In particular, efficiency is fostered by financial freedom and foreign penetration (after Vietnam significantly reduces the restrictions on foreign banks’ activities and entry). As a result of privatisations, reduction in the State’s protection, and technological spill-overs, we find that state-owned banks (SOBs) overtake foreign banks (FOBs) and become the best performing group for the post-global financial crisis (GFC) period. Finally, we observe technological improvements, helped by better capitalisation and increased asset diversification. Overall, we find supportive evidence of the effectiveness of the regulatory changes introduced by the government.
As the single-country dataset does not allow comparing the performance of the banking systems among countries, in the next empirical chapters, we use a cross-country dataset to magnify the contribution of the thesis. In particular, the second empirical chapter focuses on bank competition in nine Asian countries after the Asian financial crisis from 2000 to 2016. We use two complementary measures of competition: the relatively new “competition efficiency” measure introduced by Bolt and Humphrey (2010, 2015a, 2015b), which we implement using an SFA model; and the Lerner index (with a dynamic panel model). The two measures provide consistent results that bank competition increases with market concentration, financial liberalisation, foreign penetration, foreign ownership, and competition from the stock market. Low inflation and secured property rights are favourable conditions for banks to gain market power. Over the examined period, competition tends to increase. However, a decrease is observed after the global financial crisis. Finally, in line with Bolt and Humphrey (2015b), we do not find a strong correlation between the two measures as they use different approaches to gauge competition.
In the last chapter, we estimate a one-step stochastic meta-frontier to measure cost-reducing innovation and examine its determinants. We use the same sample of the second chapter, except Singapore. In line with the theoretical models of Aghion and Griffith (2005) and Aghion et al. (2005), we find an inverted-U shape relationship between competition and innovation. Initially, competition fosters innovation. However, after competition surpasses an “optimal” level, the opposite effect is observed. This finding is robust over different measures of competition. In the chapter we deepen the analysis to also look separately at different output markets. Our evidence shows that the key driver of innovation is competition in the credit market; competition in the other earning assets market affects innovation but to a lesser extent, while competition in the fee-based service market has no impact. The insignificant effect of competition in the fee-based service market may be because competition in this market (with the recent emergence of mobile money in Asian countries) is more likely to encourage innovation in a form of new products for example new payment cards/apps (rather than cost-reducing innovation). Besides competition, banking innovation is favourably influenced by financial freedom, foreign penetration, and bank size. We find no significant impact of market concentration, the GFC and bank ownership. Finally, our result suggests that banks can reduce their total costs by 9% on average if they adopt the best available global technology.

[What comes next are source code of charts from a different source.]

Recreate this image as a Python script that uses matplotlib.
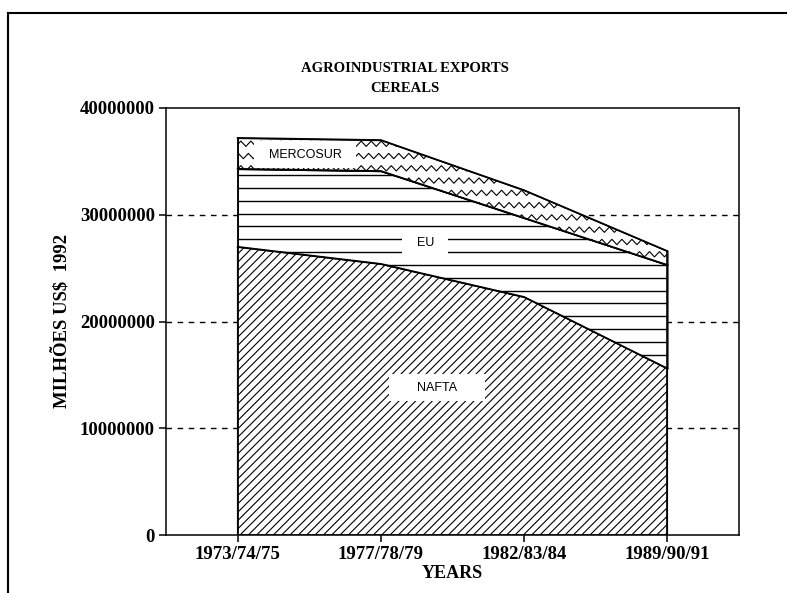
import numpy as np
import matplotlib
matplotlib.use("Agg")
from matplotlib import pyplot as plt
from matplotlib.lines import Line2D
from matplotlib.ticker import FuncFormatter

# data (US$ 1992)
periods = ["1973/74/75", "1977/78/79", "1982/83/84", "1989/90/91"]
nafta = [27.0e6, 25.4e6, 22.3e6, 15.6e6]
eu = [7.3e6, 8.7e6, 7.4e6, 9.7e6]
mercosur = [2.9e6, 2.9e6, 2.6e6, 1.3e6]
y_ticks = [0, 10000000, 20000000, 30000000, 40000000]

plt.rcParams["hatch.linewidth"] = 0.8
serif = "Liberation Serif"
sans = "Liberation Sans"

fig = plt.figure(figsize=(7.87, 5.93), dpi=100)
ax = fig.add_axes([166 / 787, 1 - 535 / 593, (739 - 166) / 787, (535 - 108) / 593])

x = np.arange(len(periods))
nafta_top = np.array(nafta)
eu_top = nafta_top + np.array(eu)
merc_top = eu_top + np.array(mercosur)

# dashed grid behind the areas
for v in y_ticks[1:-1]:
    ax.axhline(v, color="black", lw=1.0, ls=(0, (4, 4)), zorder=0)

# NAFTA: diagonal hatch
ax.fill_between(x, 0, nafta_top, facecolor="white", edgecolor="black",
                hatch="////", lw=1.0, zorder=2)

# EU: horizontal lines clipped to the area
eu_poly = ax.fill_between(x, nafta_top, eu_top, facecolor="white",
                          edgecolor="black", lw=1.0, zorder=2)
eu_path = eu_poly.get_paths()[0]
for lev in np.arange(33.7e6, 14e6, -1.2e6):
    ln = Line2D([-0.1, 3.1], [lev, lev], color="black", lw=1.0, zorder=3)
    ax.add_line(ln)
    ln.set_clip_path(eu_path, ax.transData)

# MERCOSUR: zigzag pattern clipped to the area
merc_poly = ax.fill_between(x, eu_top, merc_top, facecolor="white",
                            edgecolor="black", lw=1.0, zorder=2)
merc_path = merc_poly.get_paths()[0]
period = 0.07
zx = np.arange(-0.1, 3.15, period / 2)
for k, row in enumerate(np.arange(24.0e6, 38.5e6, 1.15e6)):
    shift = (k % 2) * period / 4
    zy = row + np.where(np.arange(len(zx)) % 2 == 0, -0.25e6, 0.25e6)
    ln = Line2D(zx + shift, zy, color="black", lw=0.8, zorder=3)
    ax.add_line(ln)
    ln.set_clip_path(merc_path, ax.transData)

# outlines on top again
for top in (nafta_top, eu_top, merc_top):
    ax.plot(x, top, color="black", lw=1.2, zorder=4)
ax.plot([0, 0], [0, merc_top[0]], color="black", lw=1.2, zorder=4)
ax.plot([3, 3], [0, merc_top[-1]], color="black", lw=1.2, zorder=4)

box = dict(facecolor="white", edgecolor="none", boxstyle="square,pad=0.6")
ax.text(0.47, 35.6e6, "  MERCOSUR  ", family=sans, fontsize=9,
        ha="center", va="center", bbox=box, zorder=5)
ax.text(1.31, 27.35e6, "  EU  ", family=sans, fontsize=9,
        ha="center", va="center", bbox=box, zorder=5)
ax.text(1.39, 13.8e6, "      NAFTA      ", family=sans, fontsize=9,
        ha="center", va="center", bbox=box, zorder=5)

ax.set_xlim(-0.5, 3.5)
ax.set_ylim(0, 40000000)
ax.set_xticks(x)
ax.set_xticklabels(periods)
ax.set_yticks(y_ticks)
ax.yaxis.set_major_formatter(FuncFormatter(lambda v, p: "%d" % v))
ax.tick_params(direction="out", length=5, width=1.1, pad=3)
for lab in ax.get_xticklabels() + ax.get_yticklabels():
    lab.set_family(serif)
    lab.set_fontweight("bold")
    lab.set_fontsize(13.5)
for s in ax.spines.values():
    s.set_linewidth(1.1)

ax.set_xlabel("YEARS", family=serif, fontweight="bold", fontsize=13, labelpad=1)
ax.set_ylabel("MILHÕES US$  1992", family=serif, fontweight="bold",
              fontsize=13.5, labelpad=6)

fig.text(405 / 787, 1 - 68 / 593, "AGROINDUSTRIAL EXPORTS", family=serif,
         fontweight="bold", fontsize=10.5, ha="center", va="center")
fig.text(405 / 787, 1 - 88 / 593, "CEREALS", family=serif,
         fontweight="bold", fontsize=10.5, ha="center", va="center")

# outer frame (left and top edges visible)
fig.add_artist(Line2D([8 / 787, 8 / 787], [0, 1 - 13 / 593], color="black",
                      lw=1.5, transform=fig.transFigure))
fig.add_artist(Line2D([8 / 787, 1], [1 - 13 / 593, 1 - 13 / 593], color="black",
                      lw=1.5, transform=fig.transFigure))

fig.savefig("out.png", dpi=100)
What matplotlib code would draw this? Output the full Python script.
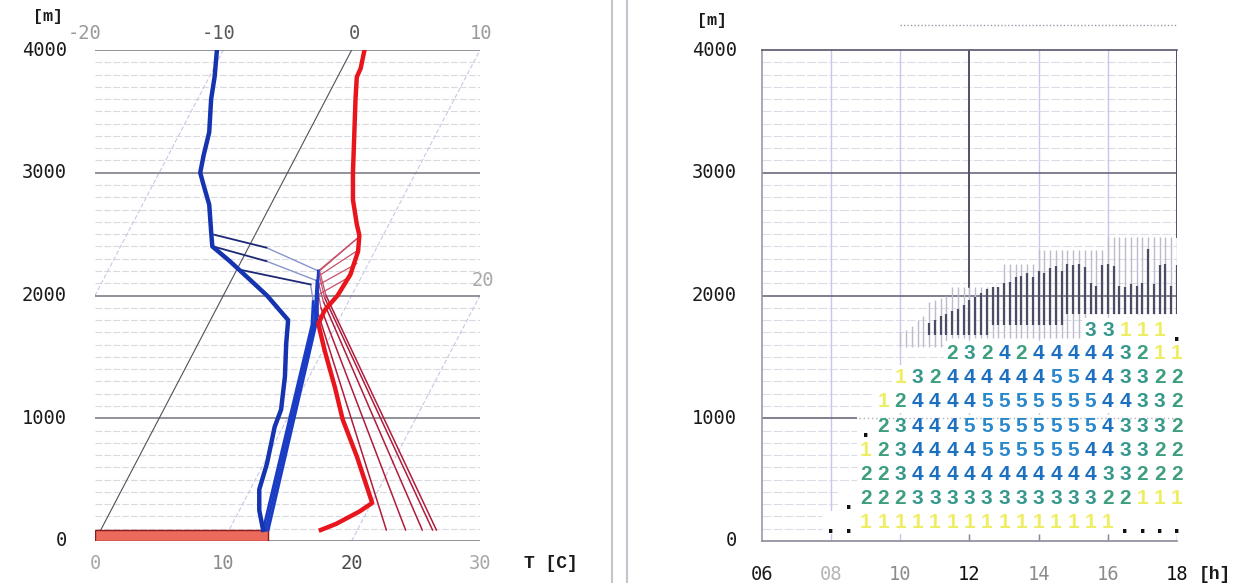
import numpy as np
import matplotlib
matplotlib.use("Agg")
import matplotlib.pyplot as plt
from matplotlib.transforms import Affine2D
from matplotlib.lines import Line2D

# ---------------- left panel: sounding (height [m], temperature [C]) ----------------
SKEW = 0.005  # isotherm skew, deg C per metre

temp_z = [4080, 4000, 3850, 3780, 3600, 3300, 3000, 2780, 2580, 2490, 2360, 2170,
          2000, 1880, 1770, 1550, 1250, 990, 690, 310, 240, 140, 90]
temp_t = [0.7, 1.0, 1.45, 1.5, 2.3, 3.7, 5.1, 6.2, 7.5, 8.15, 8.7, 9.05,
          8.9, 8.5, 8.55, 10.15, 12.45, 14.35, 16.95, 20.05, 19.4, 18.1, 17.15]

dew_z = [4080, 4000, 3785, 3600, 3330, 3140, 3000, 2900, 2740, 2520, 2400, 2280,
         2145, 2000, 1800, 1610, 1340, 1070, 930, 630, 420, 250, 90]
dew_t = [-10.8, -10.5, -9.6, -8.95, -7.75, -7.24, -6.8, -6.04, -4.8, -3.55, -2.86, -0.9,
         1.18, 3.4, 6.05, 6.85, 8.1, 9.15, 9.35, 10.25, 10.7, 11.55, 12.65]

# parcel (thermal) curves started at different hours
parcel_z = [[90, 1850, 2000, 2150],
            [90, 1900, 2080, 2260],
            [90, 1950, 2150, 2370],
            [90, 1980, 2200, 2480],
            [90, 2000, 2200, 2480]]
parcel_t = [[22.25, 8.15, 7.3, 9.05],
            [23.75, 8.1, 6.9, 9.1],
            [25.05, 8.05, 6.55, 8.65],
            [25.85, 8.0, 6.4, 8.2],
            [26.15, 8.0, 6.5, 8.2]]

mix_z = [[90, 1760, 1950, 2090, 2210],
         [90, 1780, 2120, 2280, 2400],
         [90, 1800, 2200, 2390, 2495]]
mix_t = [[12.65, 8.1, 7.25, 6.35, 0.25],
         [12.85, 8.2, 6.7, 1.95, -2.8],
         [13.05, 8.3, 6.4, 1.4, -3.18]]

surface_temp = 13.5
isotherms = [-20, -10, 10, 20]

# ---------------- right panel: thermal forecast grid ----------------
grid_times = [8.0, 8.5, 9.0, 9.5, 10.0, 10.5, 11.0, 11.5, 12.0, 12.5, 13.0,
              13.5, 14.0, 14.5, 15.0, 15.5, 16.0, 16.5, 17.0, 17.5, 18.0]
row_z = [150, 345, 540, 735, 930, 1140, 1335, 1530, 1715]
rows = [
    "..111111111111111....",
    " .2223333333333322111",
    "  2234444444444433222",
    "  1234444555555443322",
    "  .234445555555543332",
    "   124444555555544332",
    "    13244444455443322",
    "       23242444443211",
    "               33111.",
]
digit_colors = {"1": "#eeee66", "2": "#3f9f7c", "3": "#36988c",
                "4": "#1d6fc0", "5": "#2a88cc", ".": "#111111"}

bar_times = np.arange(49) / 6 + 10
light_lo = [1580, 1580, 1580, 1580, 1580, 1580, 1580, 1580, 1580,
            1650, 1650, 1650, 1650, 1650, 1650, 1650, 1650, 1650, 1650, 1650, 1650,
            1650, 1650, 1650, 1650, 1650, 1650, 1650, 1650, 1650, 1650, 1650, 1650,
            1850, 1850, 1850, 1850, 1850, 1850, 1850, 1850, 1850, 1850, 1850, 1850,
            1850, 1850, 1850, 1850]
light_hi = [1700, 1720, 1750, 1800, 1830, 1950, 1960, 1980, 2000,
            2070, 2070, 2070, 2070, 2070, 2070, 2070, 2070, 2070,
            2260, 2260, 2260, 2260, 2260, 2260,
            2370, 2370, 2370, 2370, 2370, 2370, 2370, 2370, 2370, 2370, 2370, 2370,
            2480, 2480, 2480, 2480, 2480, 2480, 2480, 2480, 2480, 2480, 2480, 2480, 2480]
dark_lo = [np.nan] * 5 + [1680, 1680, 1680, 1680, 1680, 1680, 1680, 1680, 1680, 1680, 1680,
                          1760, 1760, 1760, 1760, 1760, 1760, 1760, 1760, 1760, 1760, 1760, 1760, 1760,
                          1850, 1850, 1850, 1850, 1850, 1850, 1850, 1850, 1850, 1850,
                          1850, 1850, 1850, 1850, 1850, 1850, 1850, 1850, 1850, 1850]
dark_hi = [np.nan] * 5 + [1780, 1800, 1830, 1850, 1870, 1890, 1920, 1960, 1990, 2020, 2050,
                          2070, 2070, 2100, 2110, 2150, 2160, 2180, 2150, 2200, 2180, 2220, 2240, 2200,
                          2260, 2250, 2260, 2230, 2100, 2080, 2250, 2260, 2240, 2080,
                          2070, 2090, 2080, 2100, 2380, 2090, 2250, 2260, 2080, 2250]

MONO = "DejaVu Sans Mono"

fig = plt.figure(figsize=(12.53, 5.83), dpi=100)
fig.patch.set_facecolor("white")

# ============================ left panel ============================
ax = fig.add_axes([95 / 1253, 42 / 583, 385 / 1253, 491 / 583])
ax.set_xlim(0, 30)
ax.set_ylim(0, 4000)
ax.axis("off")
skew = Affine2D(np.array([[1, SKEW, 0], [0, 1, 0], [0, 0, 1]])) + ax.transData

# height grid
for z in range(100, 4000, 100):
    if z % 1000:
        ax.plot([0, 30], [z, z], color="#d9d9e0", lw=0.8, ls=(0, (6, 2)), zorder=1)
for z in [0, 1000, 2000, 3000, 4000]:
    ax.plot([0, 30], [z, z], color="#74747f", lw=1.1, zorder=1.5)

# isotherms
for t in isotherms:
    ax.plot([t, t], [0, 4000], transform=skew, color="#c8c8e6", lw=0.8,
            ls=(0, (4, 2)), zorder=1.2)
ax.plot([0, 0], [0, 4000], transform=skew, color="#505058", lw=0.8, zorder=1.6)

ax.barh(45, surface_temp, height=90, left=0, color="#ec6a5c",
        edgecolor="#8a1c1c", lw=1.0, zorder=2)

for zz, tt in zip(parcel_z, parcel_t):
    ax.plot(tt[:2], zz[:2], transform=skew, color="#b01c3c", lw=1.1, zorder=3)
    ax.plot(tt[1:], zz[1:], transform=skew, color="#c8506a", lw=0.9, zorder=3)
for zz, tt in zip(mix_z, mix_t):
    ax.plot(tt[:3], zz[:3], transform=skew, color="#1a3cc4", lw=2.0, zorder=3.2)
    ax.plot(tt[2:4], zz[2:4], transform=skew, color="#8a94cc", lw=1.0, zorder=3.1)
    ax.plot(tt[3:], zz[3:], transform=skew, color="#1c2876", lw=1.3, zorder=3.1)

ax.plot(temp_t, temp_z, transform=skew, color="#e8161c", lw=3.2, zorder=4,
        solid_joinstyle="round")
ax.plot(dew_t, dew_z, transform=skew, color="#1634b0", lw=3.2, zorder=4,
        solid_joinstyle="round")

# labels
for z in [4000, 3000, 2000, 1000, 0]:
    ax.text(-2.2, z, str(z), ha="right", va="center", fontsize=13.5,
            family=MONO, color="#1a1a1a", clip_on=False)
ax.text(-3.7, 4270, "[m]", ha="center", va="center", fontsize=12,
        family="Liberation Mono", fontweight="bold", color="#1a1a1a")
for x, lab, c in [(0, "0", "#a8a8a8"), (10, "10", "#8c8c8c"),
                  (20, "20", "#4a4a4a"), (30, "30", "#a8a8a8")]:
    ax.text(x, -180, lab, ha="center", va="center", fontsize=13.5, family=MONO, color=c)
ax.text(35.5, -180, "T [C]", ha="center", va="center", fontsize=13,
        family="Liberation Mono", fontweight="bold", color="#1a1a1a")
for x, lab, c in [(-0.8, "-20", "#9a9a9a"), (9.6, "-10", "#5a5a5a"),
                  (20.2, "0", "#5a5a5a"), (30.1, "10", "#9a9a9a")]:
    ax.text(x, 4135, lab, ha="center", va="center", fontsize=13.5, family=MONO, color=c)
ax.text(30.2, 2120, "20", ha="center", va="center", fontsize=13.5, family=MONO,
        color="#a8a8a8")

# ============================ right panel ============================
bx = fig.add_axes([762 / 1253, 42 / 583, 415 / 1253, 491 / 583])
bx.set_xlim(6, 18)
bx.set_ylim(0, 4000)
bx.set_xticks([])
bx.set_yticks([])
bx.spines["top"].set_color("#55556a")
bx.spines["left"].set_color("#9a9ab0")
bx.spines["bottom"].set_color("#8a8a9a")
bx.spines["right"].set_visible(False)
for s in ["top", "left", "bottom"]:
    bx.spines[s].set_linewidth(1.2)

for z in range(100, 4000, 100):
    if z % 1000:
        bx.plot([6, 18], [z, z], color="#dcdce6", lw=0.8, ls=(0, (8, 2)), zorder=1)
for t in [8, 10, 14, 16]:
    bx.plot([t, t], [0, 4000], color="#c6c6ee", lw=1.0, zorder=1.1)
bx.plot([12, 12], [0, 2070], color="#c6c6ee", lw=1.0, zorder=1.1)
bx.plot([12, 12], [2070, 4000], color="#50506a", lw=1.4, zorder=1.3)
bx.plot([18, 18], [2480, 4000], color="#50506a", lw=1.4, zorder=1.3)
for z in [2000, 3000]:
    bx.plot([6, 18], [z, z], color="#6a6a7c", lw=1.2, zorder=1.2)
bx.plot([6, 8.8], [1000, 1000], color="#6a6a7c", lw=1.2, zorder=1.2)
bx.plot([8.8, 18], [1000, 1000], color="#b0b0bc", lw=1.0, ls=(0, (1, 2)), zorder=2.7)
for t in [12, 14, 16, 18]:
    bx.plot([t, t], [0, 45], color="#8a8a9a", lw=1.0, zorder=1.2)

bx.vlines(bar_times, light_lo, light_hi, color="#bcbccc", lw=1.0, zorder=1.8)
bx.vlines(bar_times, dark_lo, dark_hi, color="#4c4c64", lw=1.6, zorder=1.9)

bx.plot([10, 18], [4200, 4200], color="#9a9aaa", lw=1.0, ls=(0, (1, 1.5)),
        clip_on=False)

for z, row in zip(row_z, rows):
    for t, ch in zip(grid_times, row):
        if ch == " ":
            continue
        bx.bar(t, 195, width=0.5, bottom=z - 97, color="white", lw=0, zorder=2.5)
        if ch == ".":
            bx.text(t, z - 40, ".", ha="center", va="center", fontsize=14,
                    fontweight="bold", color=digit_colors[ch], zorder=3)
        else:
            bx.text(t, z, ch, ha="center", va="center", fontsize=15,
                    family="Liberation Sans", fontweight="bold",
                    color=digit_colors[ch], zorder=3)

for z in [4000, 3000, 2000, 1000, 0]:
    bx.text(5.28, z, str(z), ha="right", va="center", fontsize=13.5,
            family=MONO, color="#1a1a1a", clip_on=False)
bx.text(4.55, 4240, "[m]", ha="center", va="center", fontsize=12,
        family="Liberation Mono", fontweight="bold", color="#1a1a1a")
for t, lab, c in [(6, "06", "#1a1a1a"), (8, "08", "#b4b4b4"), (10, "10", "#8c8c8c"),
                  (12, "12", "#111111"), (14, "14", "#8c8c8c"), (16, "16", "#8c8c8c"),
                  (18, "18", "#111111")]:
    bx.text(t, -275, lab, ha="center", va="center", fontsize=13.5, family=MONO, color=c)
bx.text(19.1, -275, "[h]", ha="center", va="center", fontsize=13,
        family="Liberation Mono", fontweight="bold", color="#1a1a1a")

# panel divider
for x in [612, 627]:
    fig.add_artist(Line2D([x / 1253, x / 1253], [0, 1], color="#c4c4cc", lw=1.5))

fig.savefig("out.png", dpi=100)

The empirical evidence from the three chapters shows consistent positive effects of financial freedom and foreign entry on all three key aspects of banking examined: efficiency, competition and innovation. This suggests that governments should continue to implement de-regulatory policies with further opening to foreign banks. Furthermore, as we do not find any negative effects of market concentration, the results support restructuring policies that merge banks to eliminate weak performers from the system.